Social

Le défi de l'emploi

L'explosion sociale, menace agitée rituellement par plusieurs dirigeants syndicaux, ne s'est pas produite en France en 1984 là où on l'attendait. Il n'y a pas eu de déferlement de grèves et la mobilisation des salariés est restée en deçà des calculs syndicaux.
L'explosion, elle est venue du chômage. Jusqu'alors tenue vaille que vaille, la digue a cédé et le cap des 2 500 000 chômeurs a été franchi en octobre. Elle est bien loin la promesse de Pierre Mauroy de maintenir le nombre de chômeurs à 2 millions : Laurent Fabius peut faire et refaire les comptes, il y a bien 890 000 demandeurs d'emploi de plus qu'en mai 1981.

On peut longuement épiloguer sur les responsabilités des gouvernants d'aujourd'hui ou d'hier quant à la dégradation ainsi observée.
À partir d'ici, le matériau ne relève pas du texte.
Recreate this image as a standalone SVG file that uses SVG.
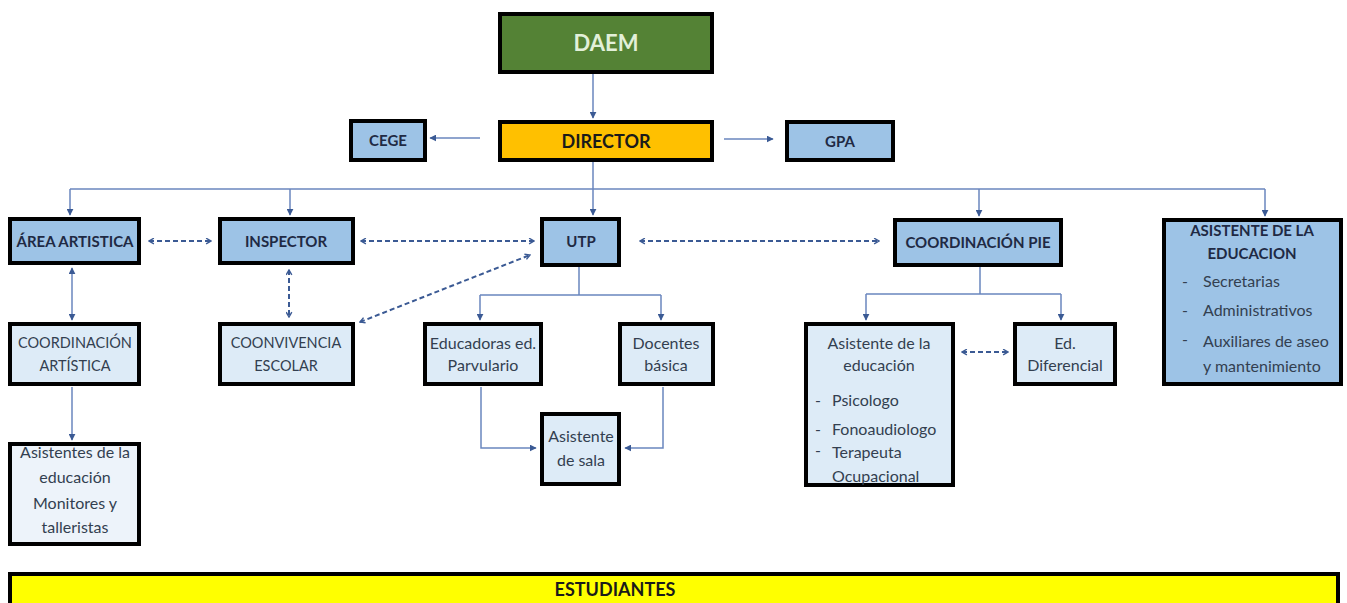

L'important est ailleurs. Quand, en 1974, on croyait que la crise ne durerait pas et que le chômage serait passager, on avait accru la protection des chômeurs en créant l'allocation spéciale d'attente, le « 90 % » des licenciés économiques. Dix ans après, la crise s'obstine, le chômage grimpe et les partenaires sociaux eux-mêmes ont dû réviser à la baisse le système d'indemnisation du chômage. Un double risque est ainsi encouru. Tout d'abord comment la protection sociale pourra-t-elle continuer à jouer un rôle d'amortisseur, comment pourra-t-elle empêcher à terme le détonateur chômage d'exploser si les garanties fondent comme neige au soleil ? En second lieu, le phénomène d'exclusion et de marginalisation s'accroît.

L'exclusion des chômeurs

Au-delà des batailles de chiffres sur « les nouveaux pauvres », il y a grosso modo 40 % des chômeurs qui ne sont pas, pour des raisons diverses et parfois compréhensibles, indemnisés. Parmi eux, plus d'un demandeur d'emploi sur deux a moins de 25 ans. Une telle exclusion sociale est lourde de conséquences, alors même que la durée du chômage s'allonge et que les licenciements économiques se multiplient au rythme de 30 000 à 40 000 par mois. Est-ce la facture sociale inéluctable des restructurations industrielles ? La modernisation industrielle, ou plus simplement l'adaptation au marché, passe souvent par des suppressions d'emplois. La difficulté là encore réside dans le fait que le traitement social de ces « dégraissages » varie suivant que l'on est dans l'automobile, dans les mines ou dans la sidérurgie...

La société doit désormais faire face à un accompagnement social des mutations à plusieurs vitesses, les salariés des petites et moyennes entreprises étant les plus mal lotis. Dans le même temps, la précarité gagne du terrain. L'emploi garanti devient une peau de chagrin : est-ce le prix à payer pour arriver à avoir en France une mobilité professionnelle et géographique plus importante ? Indéniablement, la France a navigué, tant bien que mal, entre les récifs sur le plan social en 1984. Elle en a heurté quelques-uns. Elle en a contourné d'autres. Les détours de la traversée n'ont pas toujours été négociés, le dialogue aboutissant souvent à des impasses.

Politique contractuelle

Pourtant, il serait inexact de dire que le dialogue social est moribond en France. L'obligation annuelle de négocier les salaires réels et les effectifs aidant, on a beaucoup dialogué en 1984 et à tous les niveaux. Mais on a de plus en plus de mal à se comprendre et à s'entendre. La politique contractuelle marque le pas, en particulier dans le secteur public. Il ne s'agit plus de partager équitablement les fruits de la croissance, mais plutôt de faire avaler aux syndicats la pilule amère de l'austérité. Rien d'étonnant donc à ce que le dialogue soit souvent apparu bloqué, la fonction publique ayant à cet égard donné l'exemple de la difficulté de s'entendre quand la rigueur salariale devient trop pesante.

Les syndicats se sont trouvés d'autant plus désorientés par cette anémie de la politique contractuelle qu'ils ont eu le sentiment que le gouvernement avait du mal à se doter d'une nouvelle ambition sociale, en ces temps de rigueur accrue. Avec Laurent Fabius, ce n'est plus la musique des 35 heures en 1985, de la réduction des inégalités et des grandes réformes sociales, mais le refrain, moins agréable à entendre, de la modernisation des rapports sociaux. La politique sociale est redevenue un instrument parmi d'autres, un moyen pour accompagner en douceur des mutations souvent douloureuses.